Whether police should have collective bargaining rights is a completely different question from whether police should be part of the labor movement. I think a growing number of folks will say yes to the former but no to the latter.
 Hamilton Nolan (In These Times, 6/8/20): "The biggest union coalition in America has as a member a union of more than 100,000 cops. They are the same cops who are beating, tear-gassing and otherwise oppressing all of the other working people who are right now out in the streets asking to be free of that oppression."

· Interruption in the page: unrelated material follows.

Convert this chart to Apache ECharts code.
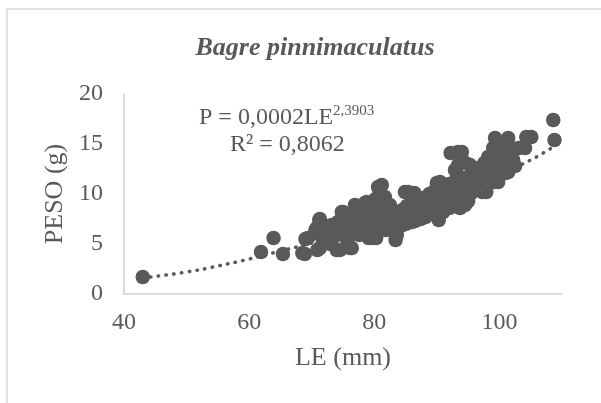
<!DOCTYPE html>
<html>
<head>
<meta charset="utf-8">
<script src="https://cdn.jsdelivr.net/npm/echarts@6/dist/echarts.min.js"></script>
<style>html,body{margin:0;padding:0;background:#fff}#c{width:601px;height:403px}</style>
</head>
<body>
<div id="c"></div>
<script>
const titleText = 'Bagre pinnimaculatus';
const xName = 'LE (mm)';
const yName = 'PESO (g)';
const eqMain = 'P = 0,0002LE';
const eqExp = '2,3903';
const eqR2 = 'R² = 0,8062';
const xTicks = [40, 60, 80, 100];
const yTicks = [0, 5, 10, 15, 20];

const LE = [
 43.0,61.9,63.9,65.4,68.5,68.9,69.0,69.4,70.9,71.3,
 70.6,70.8,71.2,71.3,71.5,71.8,72.0,72.3,72.5,
 72.8,73.0,73.2,73.5,73.8,74.0,74.2,74.5,74.6,74.8,75.0,75.0,75.2,75.5,75.7,76.0,76.1,76.4,76.3,
 76.6,76.9,77.0,77.3,77.4,77.6,77.8,78.0,78.3,78.5,78.6,78.8,79.0,79.1,79.3,79.5,79.8,79.9,80.0,
 80.2,80.3,80.4,80.6,80.8,80.9,81.0,81.2,81.3,81.5,81.7,81.9,82.0,82.2,82.5,82.7,83.0,83.2,83.4,83.6,83.8,84.0,
 84.2,84.5,84.7,84.9,85.0,85.2,85.4,85.6,85.8,86.0,86.2,86.4,86.5,86.7,86.9,87.0,87.2,87.4,87.6,87.8,88.0,
 88.2,88.4,88.6,88.8,89.0,89.2,89.4,89.6,89.8,90.0,90.0,90.2,90.3,90.5,90.6,90.8,91.0,91.2,91.4,91.6,91.8,92.0,92.0,
 92.2,92.2,92.4,92.6,92.8,92.9,93.0,93.2,93.4,93.4,93.5,93.7,93.8,94.0,94.0,94.0,94.2,94.4,94.5,94.6,94.8,95.0,95.0,
 95.3,95.5,95.8,96.0,96.3,96.6,96.9,97.2,97.3,97.6,97.9,97.9,98.2,98.4,98.7,99.0,99.1,99.3,99.5,99.8,99.8,100.0,
 100.3,100.6,101.0,101.4,101.4,101.6,101.7,102.2,102.5,103.1,104.1,104.3,105.1,
 108.6,108.8
];
const PESO = [
 1.7,4.2,5.6,4.0,4.1,4.0,5.5,5.6,4.4,4.6,
 6.4,6.6,7.4,7.5,5.8,6.1,5.2,6.8,5.6,
 6.2,5.0,6.9,5.7,6.3,4.4,7.2,4.4,7.2,8.2,8.2,5.9,6.5,7.5,5.4,6.8,4.6,4.6,7.9,
 6.1,8.9,7.2,8.6,6.5,5.9,7.7,6.9,8.3,9.1,6.2,9.2,7.4,5.6,8.0,6.6,5.6,8.7,7.1,
 9.5,5.6,6.3,10.7,7.8,10.2,6.8,10.9,8.4,7.3,9.7,6.4,8.0,7.0,8.9,7.6,6.7,8.2,5.4,5.9,7.3,7.9,
 6.8,8.4,7.5,10.2,7.0,8.8,10.2,7.8,8.3,7.2,9.0,10.1,7.3,8.6,7.8,9.3,8.1,7.5,8.9,9.6,8.3,
 7.7,9.1,8.6,10.0,8.0,9.4,8.8,10.3,7.9,9.7,11.1,8.5,7.4,11.2,9.2,10.5,8.2,9.9,8.8,10.8,9.4,8.6,11.0,
 9.9,14.1,10.6,9.1,11.2,12.4,9.7,10.4,14.2,12.9,8.9,8.6,10.9,10.2,8.9,14.2,11.6,9.6,8.9,13.1,10.5,11.7,9.3,
 12.9,10.1,11.3,12.2,10.8,12.6,11.2,12.0,10.2,13.1,12.9,10.2,13.7,11.8,12.4,14.6,11.2,15.6,12.6,13.9,11.2,14.8,
 13.0,14.3,12.1,15.6,12.2,13.4,14.7,13.4,12.8,14.6,14.6,15.7,15.7,
 17.4,15.4
];
// trendline
const trendLE = [43, 50, 55, 60, 65, 70, 75, 80, 85, 90, 95, 100, 105, 108.8];
const trendP = [1.6, 2.2, 2.8, 3.5, 4.3, 5.1, 6.0, 7.1, 8.2, 9.4, 10.7, 12.0, 13.4, 14.8];

const FONT = 'Liberation Serif, Times New Roman, serif';
const TXT = '#595959';
const chart = echarts.init(document.getElementById('c'), null, {renderer: 'canvas'});
chart.setOption({
  animation: false,
  backgroundColor: '#fff',
  title: {
    text: titleText, left: 310, top: 30, textAlign: 'center',
    textStyle: {fontFamily: FONT, fontSize: 26, fontWeight: 'bold', fontStyle: 'italic', color: TXT}
  },
  grid: {left: 124, right: 39, top: 94, bottom: 109, containLabel: false},
  xAxis: {
    type: 'value', min: 40, max: 110, interval: 20,
    name: xName, nameLocation: 'middle', nameGap: 51,
    nameTextStyle: {fontFamily: FONT, fontSize: 26, color: TXT},
    axisLine: {show: true, lineStyle: {color: '#d0d0d0', width: 1.5}},
    axisTick: {show: false},
    splitLine: {show: false},
    axisLabel: {fontFamily: FONT, fontSize: 24, color: TXT, margin: 17, showMaxLabel: false,
      formatter: v => xTicks.indexOf(v) >= 0 ? String(v) : ''}
  },
  yAxis: {
    type: 'value', min: 0, max: 20, interval: 5,
    name: yName, nameLocation: 'middle', nameGap: 54, nameRotate: 90,
    nameTextStyle: {fontFamily: FONT, fontSize: 26, color: TXT},
    axisLine: {show: true, lineStyle: {color: '#d0d0d0', width: 1.5}},
    axisTick: {show: false},
    splitLine: {show: false},
    axisLabel: {fontFamily: FONT, fontSize: 24, color: TXT, margin: 21,
      formatter: v => yTicks.indexOf(v) >= 0 ? String(v) : ''}
  },
  graphic: [
    {type: 'rect', silent: true, z: -1, shape: {x: 7, y: 9, width: 700, height: 500},
      style: {fill: 'none', stroke: '#d9d9d9', lineWidth: 1.5}},
    {type: 'text', left: 199, top: 106, z: 100,
      style: {text: eqMain, font: '24px ' + FONT, fill: TXT}},
    {type: 'text', left: 333, top: 104, z: 100,
      style: {text: eqExp, font: '15px ' + FONT, fill: TXT}},
    {type: 'text', left: 230, top: 133, z: 100,
      style: {text: eqR2, font: '24px ' + FONT, fill: TXT}}
  ],
  series: [
    {
      type: 'line', data: trendLE.map((x, i) => [x, trendP[i]]), smooth: true,
      showSymbol: false, symbol: 'none', z: 1,
      lineStyle: {color: '#595959', width: 3.5, type: [0.5, 7.3], cap: 'round'}
    },
    {
      type: 'scatter', data: LE.map((x, i) => [x, PESO[i]]), symbol: 'circle', symbolSize: 14.5, z: 2,
      itemStyle: {color: '#595959', opacity: 1}
    }
  ]
});
</script>
</body>
</html>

And as labor journalist Hamilton Nolan, one of the WGAE councilmembers who voted (unanimously) in favor of the WGAE resolution, said at In These Times (6/8/20), unions have a responsibility to hold the labor movement accountable. “Many police unions are also run by racists, and have been for a long time,” he said:
There is no better sign of how bad police unions have become than the fact that the loudest calls to rein in their power are coming from inside the labor movement—from people who usually spend their time fighting against efforts to rein in unions.
There is concern that blaming cop unions for the lack of accountability in policing plays into the right’s talking points about public-sector unions generally, which hold that teachers’ unions protect bad teachers and hold back needed reform. Indeed, enthusiastically negative coverage of police unions from the libertarian magazine Reason (6/9/20, 6/3/20) might give some unionists pause. Jamieson, again:
We could see a situation where conservative lawmakers say, “Okay, if you want to take away the ability of cops to bargain over discipline, we think the same needs to be done for teachers and sanitation workers.” And I fully expect that argument to be made if reforming police unions actually makes it onto the table. I think that's why some leaders of public-sector unions—even those that don't represent law enforcement — will be leery of going down this road.
But the right will attack public-sector unions no matter what. With then–Wisconsin Gov. Scott Walker’s move to strip the state’s workers of collective bargaining rights, and the Supreme Court’s ruling in Janus v. AFSCME that forces a “right-to-work” regime on public-sector unions, the right’s war against these unions was declared long ago. The schism between some unions like the WGAE and the police unions might add fuel to the fire, but that battle will go on regardless.
The WGAE, a union of both online media workers and entertainment writers, has a much more liberal inclination than, say, the building trades unions that make up one of the AFL-CIO’s most powerful blocs—kicking cops out of the federation was always a long shot. But just as “abolish police” and “defund police” were fringe ideas in May that became mainstream topics in June, the notion of excluding cops from labor federations is coming into the mainstream, in part thanks to the WGAE. And that’s happening not just because it is a relatively liberal union, but because the media workers covering these uprisings are risking their lives and safety in the face of an out-of-control police response.